Dataset excerpt:
* Begin *

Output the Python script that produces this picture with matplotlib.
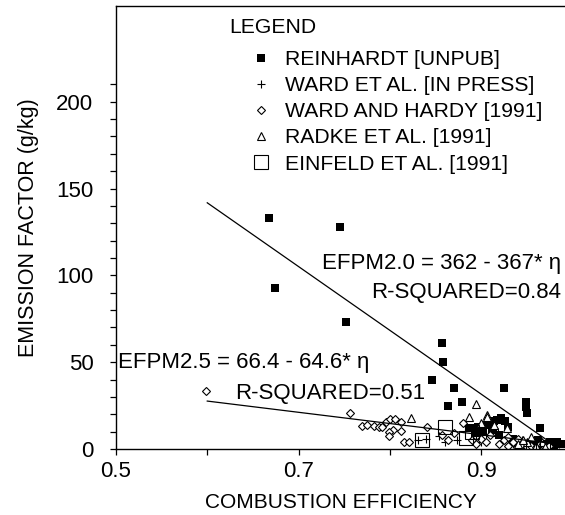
import numpy as np
import matplotlib
matplotlib.use('Agg')
import matplotlib.pyplot as plt

plt.rcParams['font.family'] = ['Liberation Sans', 'DejaVu Sans']

## Data (combustion efficiency, emission factor g/kg)

reinhardt_ce = [0.668, 0.674, 0.745, 0.752, 0.857, 0.858, 0.846, 0.870, 0.879, 0.864,
                0.925, 0.949, 0.949, 0.950, 0.965, 0.976, 0.983, 0.988, 0.980,
                0.888, 0.893, 0.897, 0.902, 0.905, 0.910, 0.914, 0.918, 0.922, 0.926,
                0.930, 0.912, 0.920, 0.935, 0.940, 0.945, 0.950, 0.955, 0.960, 0.962,
                0.968, 0.972, 0.978]
reinhardt_ef = [133, 93, 128, 73, 61, 50, 40, 35, 27, 25,
                35, 27, 24, 21, 12, 4, 4, 3, 2,
                12, 9, 13, 10, 14, 15, 16, 17, 18, 16,
                13, 11, 8, 6, 4, 3, 2, 3, 2, 5,
                3, 2, 1.5]

ward_ce = [0.831, 0.840, 0.854, 0.860, 0.874, 0.895, 0.900, 0.905, 0.916, 0.919,
           0.922, 0.930, 0.935, 0.940, 0.945, 0.950, 0.955, 0.960, 0.965, 0.970,
           0.975, 0.980, 0.985]
ward_ef = [5, 6, 7.5, 4, 5, 6, 4, 8, 9, 10,
           4, 5, 3, 2, 5, 3, 2, 4, 1, 3,
           2, 1.5, 3]

hardy_ce = [0.599, 0.756, 0.770, 0.775, 0.783, 0.788, 0.792, 0.796, 0.800, 0.806,
            0.812, 0.803, 0.799, 0.799, 0.812, 0.816, 0.821, 0.841, 0.864, 0.880,
            0.857, 0.870, 0.890, 0.895, 0.900, 0.905, 0.910, 0.920, 0.925, 0.930,
            0.935, 0.940, 0.945, 0.950, 0.955, 0.960, 0.965, 0.970, 0.975, 0.930, 0.940]
hardy_ef = [33.5, 21, 13.5, 14, 13.5, 12.5, 13, 15.6, 17.3, 17.3,
            15.6, 11, 10, 7.5, 10.4, 4, 4, 12.7, 5.2, 15,
            8, 9, 5, 3, 6, 4, 8, 3, 5, 2,
            4, 1.5, 3, 1, 2, 1, 3, 1, 2, 7, 6]

radke_ce = [0.823, 0.887, 0.894, 0.906, 0.907, 0.900, 0.928, 0.914, 0.955, 0.967,
            0.960, 0.970, 0.950, 0.940, 0.946]
radke_ef = [18, 18.4, 26, 19.6, 18.4, 15, 12, 14, 7, 4,
            2, 1, 4, 3, 5]

einfeld_ce = [0.835, 0.860, 0.884, 0.890, 0.957, 0.968]
einfeld_ef = [5.5, 12.5, 6.5, 10, 0.8, 0.8]

# regression fits
pm20_coef = (362, -367)
pm20_range = (0.6, 0.975)
pm25_coef = (66.4, -64.6)
pm25_range = (0.6, 0.98)

fs = 15.2      # legend text
fs_eq = 16     # equation annotations

fig = plt.figure(figsize=(5.65, 5.15), dpi=100)
ax = fig.add_axes([0.2053, 0.128, 0.7947, 0.860])

ax.plot(reinhardt_ce, reinhardt_ef, 's', color='black', ms=5.5, mew=0,
        label='REINHARDT [UNPUB]')
ax.plot(ward_ce, ward_ef, '+', color='black', ms=5.5, mew=0.8,
        label='WARD ET AL. [IN PRESS]')
ax.plot(hardy_ce, hardy_ef, 'D', mfc='white', mec='black', ms=4.5, mew=0.8,
        label='WARD AND HARDY [1991]')
ax.plot(radke_ce, radke_ef, '^', mfc='white', mec='black', ms=5.5, mew=0.8,
        label='RADKE ET AL. [1991]')
ax.plot(einfeld_ce, einfeld_ef, 's', mfc='none', mec='black', ms=10.5, mew=0.8,
        label='EINFELD ET AL. [1991]')

x = np.array(pm20_range)
ax.plot(x, pm20_coef[0] + pm20_coef[1] * x, color='black', lw=0.9)
x = np.array(pm25_range)
ax.plot(x, pm25_coef[0] + pm25_coef[1] * x, color='black', lw=0.9)

ax.text(0.988, 107, 'EFPM2.0 = 362 - 367* \u03b7', ha='right', va='center', fontsize=fs_eq)
ax.text(0.988, 90, 'R-SQUARED=0.84', ha='right', va='center', fontsize=fs_eq)
ax.text(0.502, 49.6, 'EFPM2.5 = 66.4 - 64.6* \u03b7', ha='left', va='center', fontsize=fs_eq)
ax.text(0.631, 32, 'R-SQUARED=0.51', ha='left', va='center', fontsize=fs_eq)

ax.text(0.624, 243, 'LEGEND', ha='left', va='center', fontsize=fs)
ax.legend(loc='upper left', bbox_to_anchor=(0.277, 0.925), frameon=False,
          fontsize=fs, handlelength=1.0, handletextpad=0.6, labelspacing=0.34,
          borderpad=0, numpoints=1)

ax.set_xlim(0.5, 0.992)
ax.set_ylim(0, 255)
ax.set_xticks([0.5, 0.7, 0.9])
ax.set_xticks([0.6, 0.8], minor=True)
ax.set_yticks([0, 50, 100, 150, 200])
ax.set_yticks(np.arange(0, 211, 10), minor=True)
ax.tick_params(which='both', direction='out', length=4.3, width=0.9, labelsize=16)
ax.tick_params(axis='y', which='both', pad=12)
ax.tick_params(axis='x', which='both', pad=4)
ax.spines['right'].set_visible(False)
for s in ['left', 'bottom', 'top']:
    ax.spines[s].set_linewidth(1.0)

ax.set_xlabel('COMBUSTION EFFICIENCY', fontsize=15, labelpad=8)
ax.set_ylabel('EMISSION FACTOR (g/kg)', fontsize=15.5, labelpad=12)

fig.savefig('out.png', dpi=100)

* End *

Stated exercise:
Copy nothing but the lines from the first one in the listing through the line with "## Data (combustion efficiency, emission factor g/kg)", and omit the pictures.

Written solution:
Output the Python script that produces this picture with matplotlib.
import numpy as np
import matplotlib
matplotlib.use('Agg')
import matplotlib.pyplot as plt

plt.rcParams['font.family'] = ['Liberation Sans', 'DejaVu Sans']

## Data (combustion efficiency, emission factor g/kg)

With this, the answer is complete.